*Aim*. Pictures excluded, reproduce exactly the lines below from the one with "Rebuild this chart" through the one with "periodos = ['Spring", both included.

● ● ●

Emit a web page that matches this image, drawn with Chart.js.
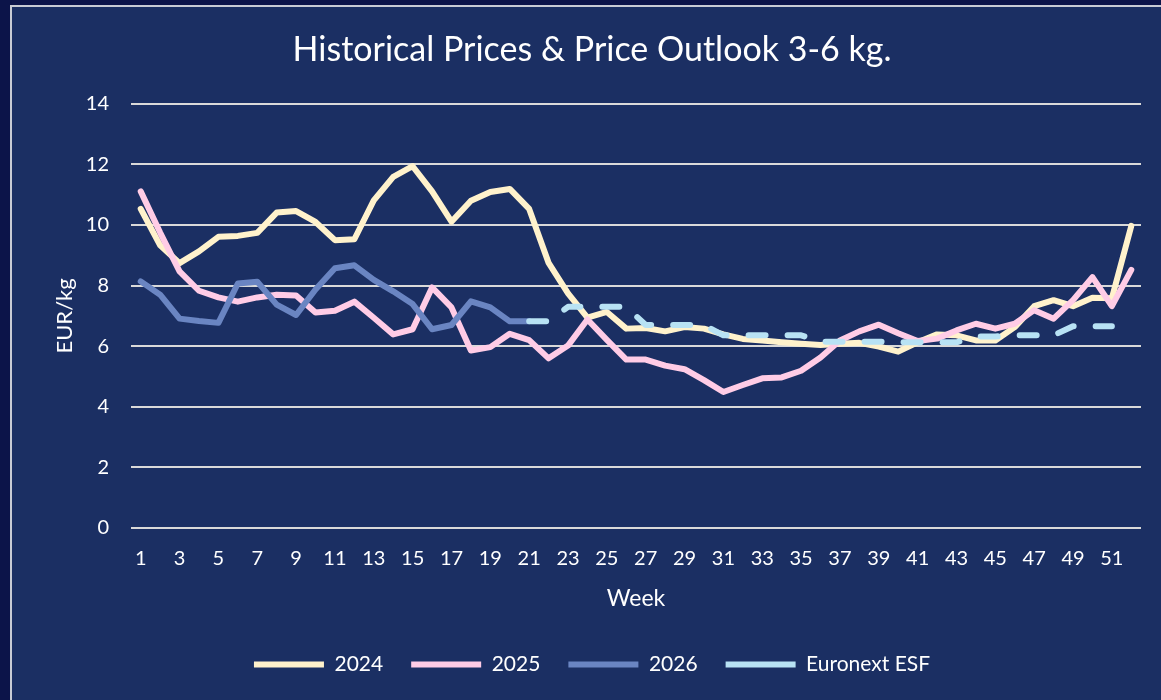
<!DOCTYPE html>
<html>
<head>
<meta charset="utf-8">
<script src="https://cdn.jsdelivr.net/npm/chart.js@4.4.1/dist/chart.umd.min.js"></script>
<style>
  html, body { margin: 0; padding: 0; background: #0c1449; overflow: hidden; }
  #wrap { width: 1161px; height: 700px; }
</style>
</head>
<body>
<div id="wrap"><canvas id="chart" width="1161" height="700"></canvas></div>
<script>
// Week numbers on the x axis
const weeks = [
  "1", "2", "3", "4", "5", "6", "7", "8", "9", "10", "11", "12", "13",
  "14", "15", "16", "17", "18", "19", "20", "21", "22", "23", "24", "25", "26",
  "27", "28", "29", "30", "31", "32", "33", "34", "35", "36", "37", "38", "39",
  "40", "41", "42", "43", "44", "45", "46", "47", "48", "49", "50", "51", "52"
];

// EUR/kg per week
const prices2024 = [
  10.53, 9.33, 8.74, 9.13, 9.61, 9.64, 9.74, 10.41, 10.46, 10.1, 9.5, 9.53, 10.81,
  11.59, 11.94, 11.11, 10.11, 10.8, 11.09, 11.19, 10.53, 8.75, 7.74, 6.94, 7.13, 6.58,
  6.6, 6.49, 6.63, 6.58, 6.39, 6.24, 6.19, 6.13, 6.08, 6.04, 6.08, 6.11, 5.99,
  5.82, 6.13, 6.39, 6.36, 6.19, 6.19, 6.63, 7.32, 7.52, 7.32, 7.6, 7.58, 9.97
];
const prices2025 = [
  11.11, 9.75, 8.47, 7.83, 7.61, 7.47, 7.61, 7.7, 7.67, 7.11, 7.17, 7.47, 6.94,
  6.39, 6.56, 7.94, 7.28, 5.86, 5.97, 6.41, 6.2, 5.6, 6.02, 6.88, 6.21, 5.56,
  5.56, 5.36, 5.24, 4.88, 4.49, 4.72, 4.94, 4.97, 5.19, 5.63, 6.19, 6.49, 6.71,
  6.43, 6.17, 6.25, 6.52, 6.74, 6.58, 6.74, 7.19, 6.91, 7.52, 8.28, 7.32, 8.52
];
const prices2026 = [
  8.14, 7.7, 6.91, 6.83, 6.77, 8.07, 8.13, 7.37, 7.03, 7.87, 8.57, 8.67, 8.19,
  7.81, 7.39, 6.56, 6.7, 7.48, 7.28, 6.82, 6.82
];
const euronextEsf = [
  null, null, null, null, null, null, null, null, null, null, null, null, null,
  null, null, null, null, null, null, null, 6.82, 6.82, 7.3, 7.3, 7.3, 7.3,
  6.7, 6.7, 6.7, 6.7, 6.36, 6.36, 6.36, 6.36, 6.36, 6.15, 6.15, 6.15, 6.15,
  6.13, 6.13, 6.13, 6.13, 6.32, 6.32, 6.36, 6.36, 6.36, 6.66, 6.66, 6.66
];

const FONT = "Lato, 'Open Sans', sans-serif";

// background + box border like the Excel chart area
const frame = {
  id: "frame",
  beforeDraw(chart) {
    const ctx = chart.ctx;
    ctx.save();
    ctx.fillStyle = "#0c1449";
    ctx.fillRect(0, 0, chart.width, chart.height);
    ctx.fillStyle = "#1b2f63";
    ctx.fillRect(11, 6, chart.width, chart.height);
    ctx.strokeStyle = "#c8cbd4";
    ctx.lineWidth = 2;
    ctx.strokeRect(11, 6, chart.width + 20, chart.height + 20);
    ctx.restore();
  }
};

const lineStyle = {
  borderWidth: 6,
  pointRadius: 0,
  pointHoverRadius: 0,
  tension: 0,
  borderCapStyle: "round",
  borderJoinStyle: "round",
  fill: false
};

const ctx = document.getElementById("chart").getContext("2d");
new Chart(ctx, {
  type: "line",
  data: {
    labels: weeks,
    datasets: [
      { ...lineStyle, label: "2024", data: prices2024, borderColor: "#fff2cc", backgroundColor: "#fff2cc", order: 4 },
      { ...lineStyle, label: "2025", data: prices2025, borderColor: "#ffcce6", backgroundColor: "#ffcce6", order: 3 },
      { ...lineStyle, label: "2026", data: prices2026, borderColor: "#6a85c2", backgroundColor: "#6a85c2", order: 2 },
      { ...lineStyle, label: "Euronext ESF", data: euronextEsf, borderColor: "#b8e2f4", backgroundColor: "#b8e2f4", borderDash: [17, 22], order: 1 }
    ]
  },
  options: {
    responsive: false,
    animation: false,
    layout: { padding: { left: 43, right: 20, top: 0, bottom: 15 } },
    plugins: {
      title: {
        display: true,
        text: "Historical Prices & Price Outlook 3-6 kg.",
        color: "#ffffff",
        font: { family: FONT, size: 34, weight: "normal" },
        padding: { top: 30, bottom: 33 }
      },
      legend: {
        position: "bottom",
        labels: {
          color: "#ffffff",
          font: { family: FONT, size: 21 },
          usePointStyle: true,
          pointStyle: "line",
          pointStyleWidth: 70,
          padding: 28,
          sort: (a, b) => a.datasetIndex - b.datasetIndex
        }
      },
      tooltip: { enabled: false }
    },
    scales: {
      x: {
        offset: true,
        grid: { display: false },
        border: { display: false },
        ticks: {
          color: "#ffffff",
          font: { family: FONT, size: 20 },
          padding: 11,
          autoSkip: false,
          maxRotation: 0,
          callback: function (value, index) {
            return index % 2 === 0 ? this.getLabelForValue(value) : "";
          }
        },
        title: {
          display: true,
          text: "Week",
          color: "#ffffff",
          font: { family: FONT, size: 23 },
          padding: { top: 0, bottom: 14 }
        },
        afterFit: (scale) => { scale.height = 98; }
      },
      y: {
        min: 0,
        max: 14,
        grid: { color: "#d9d9d9", lineWidth: 2, drawTicks: false },
        border: { display: false },
        ticks: {
          stepSize: 2,
          color: "#ffffff",
          font: { family: FONT, size: 20 },
          padding: 22
        },
        title: {
          display: true,
          text: "EUR/kg",
          color: "#ffffff",
          font: { family: FONT, size: 22 },
          padding: { top: 9, bottom: 0 }
        },
        afterFit: (scale) => { scale.width = 88; }
      }
    }
  },
  plugins: [frame]
});
</script>
</body>
</html>
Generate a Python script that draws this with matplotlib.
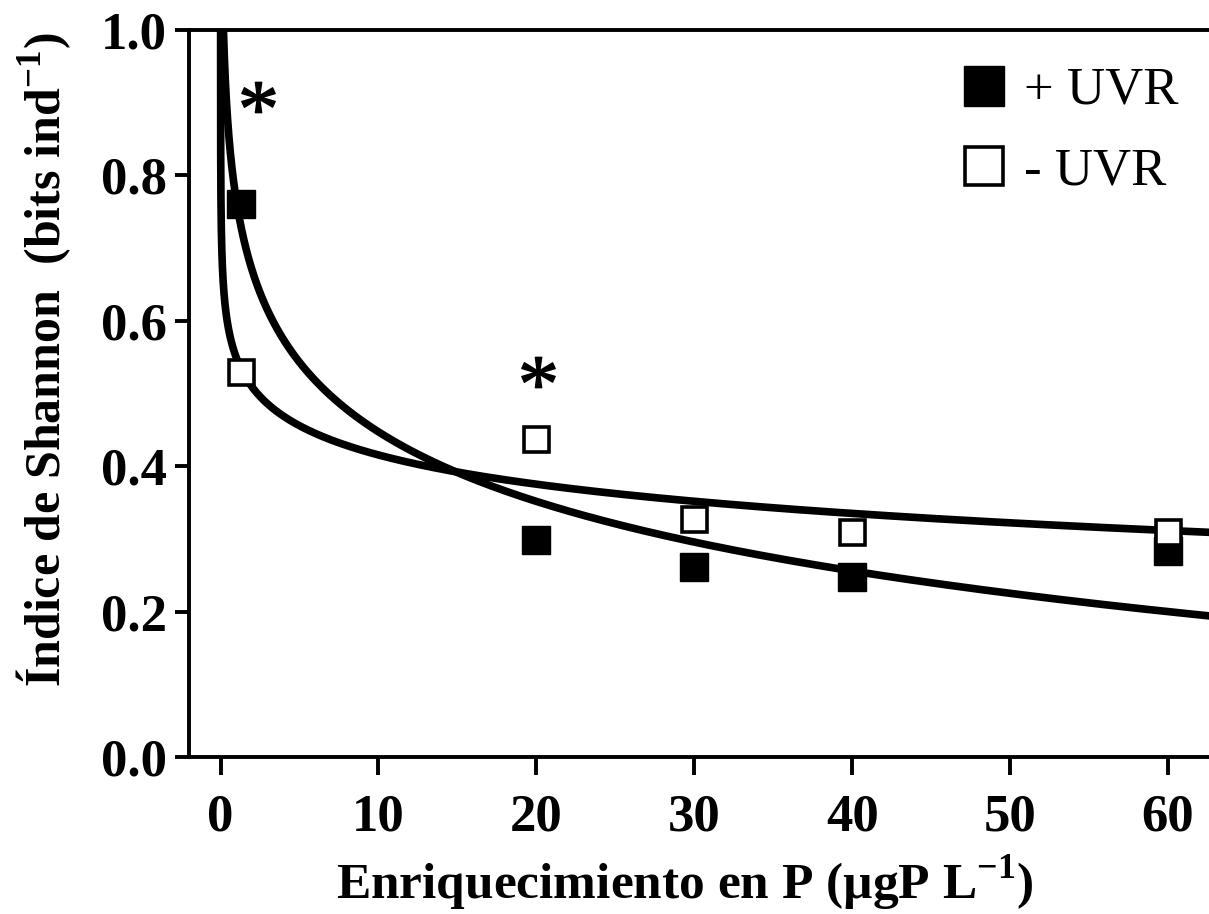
import numpy as np
import matplotlib
matplotlib.use("Agg")
import matplotlib.pyplot as plt

P_PLUS = [1.3, 20, 30, 40, 60]
H_PLUS = [0.76, 0.299, 0.262, 0.248, 0.283]
P_MINUS = [1.3, 20, 30, 40, 60]
H_MINUS = [0.53, 0.437, 0.328, 0.310, 0.310]

# logarithmic fits  H = a - b * ln(P)
FIT_PLUS = (0.765, 0.138)
FIT_MINUS = (0.549, 0.058)

# significance marks
STAR_X = [2.4, 20.1]
STAR_Y = [0.908, 0.53]

plt.rcParams["font.family"] = "Liberation Serif"
plt.rcParams["mathtext.fontset"] = "custom"
plt.rcParams["mathtext.rm"] = "Liberation Serif"
plt.rcParams["mathtext.bf"] = "Liberation Serif:bold"

fig = plt.figure(figsize=(12.09, 9.14), dpi=100)
ax = fig.add_axes([189 / 1209, 157 / 914, 1020 / 1209, 727 / 914])

xs = np.geomspace(1e-4, 63, 3000)
for a, b in (FIT_PLUS, FIT_MINUS):
    ax.plot(xs, a - b * np.log(xs), color="black", lw=5.5, solid_capstyle="butt", zorder=2)

ax.plot(P_PLUS, H_PLUS, ls="none", marker="s", ms=19.5, mfc="black", mec="black",
        mew=1, zorder=3, label="+ UVR")
ax.plot(P_MINUS, H_MINUS, ls="none", marker="s", ms=18, mfc="white", mec="black",
        mew=2.6, zorder=4, label="- UVR")
ax.plot(STAR_X, STAR_Y, ls="none", marker=r"$*$", ms=24, color="black", zorder=5)

ax.set_xlim(-2, 62.6)
ax.set_ylim(0, 1.0)
ax.set_xticks([0, 10, 20, 30, 40, 50, 60])
ax.set_yticks([0.0, 0.2, 0.4, 0.6, 0.8, 1.0])
ax.set_yticklabels(["0.0", "0.2", "0.4", "0.6", "0.8", "1.0"])
for lab in ax.get_xticklabels() + ax.get_yticklabels():
    lab.set_fontweight("bold")
    lab.set_fontsize(38)
ax.tick_params(axis="x", direction="out", length=13, width=2.8, pad=13)
ax.tick_params(axis="y", direction="out", length=10, width=2.8, pad=6)

for side in ("left", "bottom", "top"):
    ax.spines[side].set_linewidth(2.8)
ax.spines["right"].set_visible(False)

fig.text(685 / 1209, 1 - 899 / 914, r"Enriquecimiento en P (µgP L$^{\mathbf{-1}}$)",
         fontsize=37, fontweight="bold", ha="center", va="baseline")
fig.text(44 / 1209, 1 - 360 / 914, r"Índice de Shannon  (bits ind$^{\mathbf{-1}}$)",
         fontsize=36, fontweight="bold", ha="center", va="center", rotation=90)

ax.legend(loc="upper left", bbox_to_anchor=(958 / 1209, 1 - 67 / 914),
          bbox_transform=fig.transFigure, frameon=False, fontsize=38,
          numpoints=1, markerscale=1.5, handlelength=1.0, handletextpad=0.25,
          labelspacing=0.62, borderpad=0, borderaxespad=0)

fig.savefig("out.png", dpi=100)
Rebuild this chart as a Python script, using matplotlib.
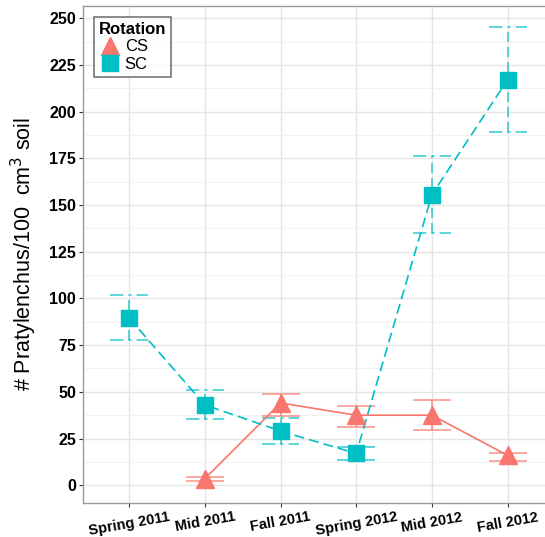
import matplotlib.pyplot as plt
import numpy as np

plt.rcParams['font.family'] = ['Liberation Sans', 'DejaVu Sans']

# dados
periodos = ['Spring 2011', 'Mid 2011', 'Fall 2011', 'Spring 2012', 'Mid 2012', 'Fall 2012']

cs_media = [np.nan, 3.5, 44, 37.5, 37.5, 16]
cs_baixo = [np.nan, 2.5, 37, 31, 29.5, 13]
cs_alto = [np.nan, 4.5, 49, 42.5, 45.5, 17.5]

sc_media = [89.5, 43, 29, 17, 155.5, 217]
sc_baixo = [77.5, 35.5, 22, 13.5, 135, 189]
sc_alto = [102, 51, 36, 20.5, 176, 245]

cor_cs = '#F8766D'
cor_sc = '#00BFC4'

fig = plt.figure(figsize=(5.45, 5.37), dpi=100)
ax = fig.add_axes([83 / 545, (537 - 503) / 537, 470 / 545, (503 - 6) / 537])

x = np.arange(len(periodos))

# barras de erro
cs_m = np.array(cs_media)
sc_m = np.array(sc_media)
ax.errorbar(x, cs_m, yerr=[cs_m - np.array(cs_baixo), np.array(cs_alto) - cs_m],
            fmt='none', ecolor=cor_cs, alpha=0.75, elinewidth=1.2,
            capsize=14, capthick=1.2, zorder=3)
eb = ax.errorbar(x, sc_m, yerr=[sc_m - np.array(sc_baixo), np.array(sc_alto) - sc_m],
                 fmt='none', ecolor=cor_sc, alpha=0.75, elinewidth=1.2,
                 capsize=0, zorder=3)
for l in eb[2]:
    l.set_linestyle((0, (6, 3)))

# caps tracejados para SC
for xi, lo, hi in zip(x, sc_baixo, sc_alto):
    for yy in (lo, hi):
        ax.plot([xi - 0.25, xi + 0.25], [yy, yy], color=cor_sc, alpha=0.75,
                lw=1.2, ls=(0, (8, 3, 2, 3)), zorder=3)

# linhas e pontos
ax.plot(x, cs_m, color=cor_cs, lw=1.2, zorder=4)
ax.plot(x, cs_m, ls='none', marker='^', ms=13, color=cor_cs, zorder=5, label='CS')
ax.plot(x, sc_m, color=cor_sc, lw=1.2, ls=(0, (6, 3)), zorder=4)
ax.plot(x, sc_m, ls='none', marker='s', ms=11, color=cor_sc, zorder=5, label='SC')

ax.set_xlim(-0.61, 5.6)
ax.set_ylim(-9.5, 256.5)
ax.set_yticks(np.arange(0, 251, 25))
ax.set_yticks(np.arange(12.5, 251, 25), minor=True)
ax.set_xticks(x)
ax.set_xticklabels(periodos, rotation=10, fontweight='bold', fontsize=10.5)
for t in ax.get_yticklabels():
    t.set_fontweight('bold')
    t.set_fontsize(11.5)

ax.grid(True, which='major', color='#E5E5E5', lw=1.0)
ax.grid(True, which='minor', axis='y', color='#F2F2F2', lw=0.8)
ax.set_axisbelow(True)
ax.tick_params(axis='both', which='major', length=3, color='#333333', pad=2)
ax.tick_params(axis='y', which='minor', length=0)
for s in ax.spines.values():
    s.set_color('#999999')
    s.set_linewidth(1.0)

ax.set_ylabel('# Pratylenchus/100  cm$^3$ soil', fontsize=15.5, labelpad=7)

leg = ax.legend(title='Rotation', loc='upper left', bbox_to_anchor=(0.023, 0.978),
                borderaxespad=0, fontsize=12,
                title_fontproperties={'weight': 'bold', 'size': 12},
                frameon=True, fancybox=False, edgecolor='#555555',
                handlelength=1.3, handletextpad=0.25, borderpad=0.3,
                labelspacing=0.15, alignment='left')
leg.get_frame().set_linewidth(1.2)

fig.savefig('out.png', dpi=100)
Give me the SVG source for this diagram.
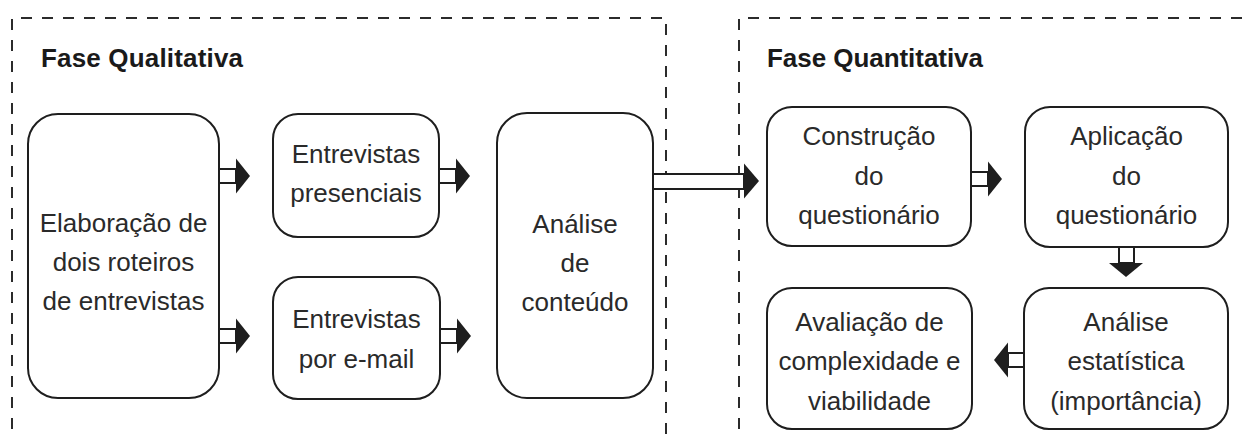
<svg xmlns="http://www.w3.org/2000/svg" width="1250" height="438" viewBox="0 0 1250 438">
<style>
.frame{fill:none;stroke:#2b2b2b;stroke-width:2;stroke-dasharray:11 10}
.box{fill:#fff;stroke:#1e1e1e;stroke-width:2}
.t{font-family:"Liberation Sans","DejaVu Sans",sans-serif;font-size:26px;fill:#2a2a2a;text-anchor:middle}
.title{font-family:"Liberation Sans","DejaVu Sans",sans-serif;font-size:26px;font-weight:bold;fill:#1a1a1a}
.stem{fill:#fff;stroke:#1e1e1e;stroke-width:2}
.head{fill:#1e1e1e;stroke:none}
</style>
<rect width="1250" height="438" fill="#fff"/>
<g id="fase-qualitativa">
<path class="frame" d="M12,450 V18 H666 V450"/>
<text class="title" x="41" y="67" textLength="202" lengthAdjust="spacing">Fase Qualitativa</text>
</g>
<g id="fase-quantitativa">
<path class="frame" d="M739,450 V18 H1260"/>
<text class="title" x="767" y="67" textLength="216" lengthAdjust="spacing">Fase Quantitativa</text>
</g>
<g id="elaboracao">
<rect class="box" x="28" y="114" width="191" height="284" rx="30"/>
<text class="t" x="123.5" y="232">Elaboração de</text>
<text class="t" x="123.5" y="271">dois roteiros</text>
<text class="t" x="123.5" y="310">de entrevistas</text>
</g>
<g id="entrevistas-presenciais">
<rect class="box" x="273" y="114" width="166" height="123" rx="25"/>
<text class="t" x="356" y="163">Entrevistas</text>
<text class="t" x="356" y="202">presenciais</text>
</g>
<g id="entrevistas-email">
<rect class="box" x="273" y="277" width="167" height="122" rx="25"/>
<text class="t" x="356.5" y="328">Entrevistas</text>
<text class="t" x="356.5" y="368">por e-mail</text>
</g>
<g id="analise-conteudo">
<rect class="box" x="497" y="113" width="156" height="285" rx="30"/>
<text class="t" x="575" y="233">Análise</text>
<text class="t" x="575" y="272">de</text>
<text class="t" x="575" y="311">conteúdo</text>
</g>
<g id="construcao">
<rect class="box" x="767" y="107" width="204" height="139" rx="25"/>
<text class="t" x="869" y="145">Construção</text>
<text class="t" x="869" y="185">do</text>
<text class="t" x="869" y="224">questionário</text>
</g>
<g id="aplicacao">
<rect class="box" x="1025" y="107" width="203" height="140" rx="25"/>
<text class="t" x="1126.5" y="145">Aplicação</text>
<text class="t" x="1126.5" y="185">do</text>
<text class="t" x="1126.5" y="224">questionário</text>
</g>
<g id="analise-estatistica">
<rect class="box" x="1024" y="288" width="204" height="141" rx="25"/>
<text class="t" x="1126" y="331">Análise</text>
<text class="t" x="1126" y="370">estatística</text>
<text class="t" x="1126" y="410">(importância)</text>
</g>
<g id="avaliacao">
<rect class="box" x="767" y="288" width="205" height="141" rx="25"/>
<text class="t" x="869.5" y="331">Avaliação de</text>
<text class="t" x="869.5" y="370">complexidade e</text>
<text class="t" x="869.5" y="410">viabilidade</text>
</g>
<g id="connectors">
<rect class="stem" x="219" y="169" width="17" height="14"/>
<polygon class="head" points="236,158.5 250,176 236,193.5"/>
<rect class="stem" x="219" y="329" width="17" height="14"/>
<polygon class="head" points="236,318.5 250,336 236,353.5"/>
<rect class="stem" x="439" y="169" width="17" height="14"/>
<polygon class="head" points="456,158.5 470,176 456,193.5"/>
<rect class="stem" x="440" y="329" width="17" height="14"/>
<polygon class="head" points="457,318.5 471,336 457,353.5"/>
<rect class="stem" x="653" y="174" width="91" height="15"/>
<polygon class="head" points="744,163.5 759,181 744,198.5"/>
<rect class="stem" x="971" y="172" width="17" height="14"/>
<polygon class="head" points="988,161.5 1002,179 988,196.5"/>
<rect class="stem" x="1119" y="247" width="15" height="16"/>
<polygon class="head" points="1109,263 1143,263 1126,277"/>
<rect class="stem" x="1008" y="353" width="16" height="14"/>
<polygon class="head" points="1008,342.5 994,360 1008,377.5"/>
</g>
</svg>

● ● ●

*Reply*.
Rebuild this chart as a Python script, using matplotlib.
import matplotlib.pyplot as plt
import numpy as np

plt.rcParams['font.family'] = ['Liberation Sans', 'DejaVu Sans']

# dados
periodos = ['Spring 2011', 'Mid 2011', 'Fall 2011', 'Spring 2012', 'Mid 2012', 'Fall 2012']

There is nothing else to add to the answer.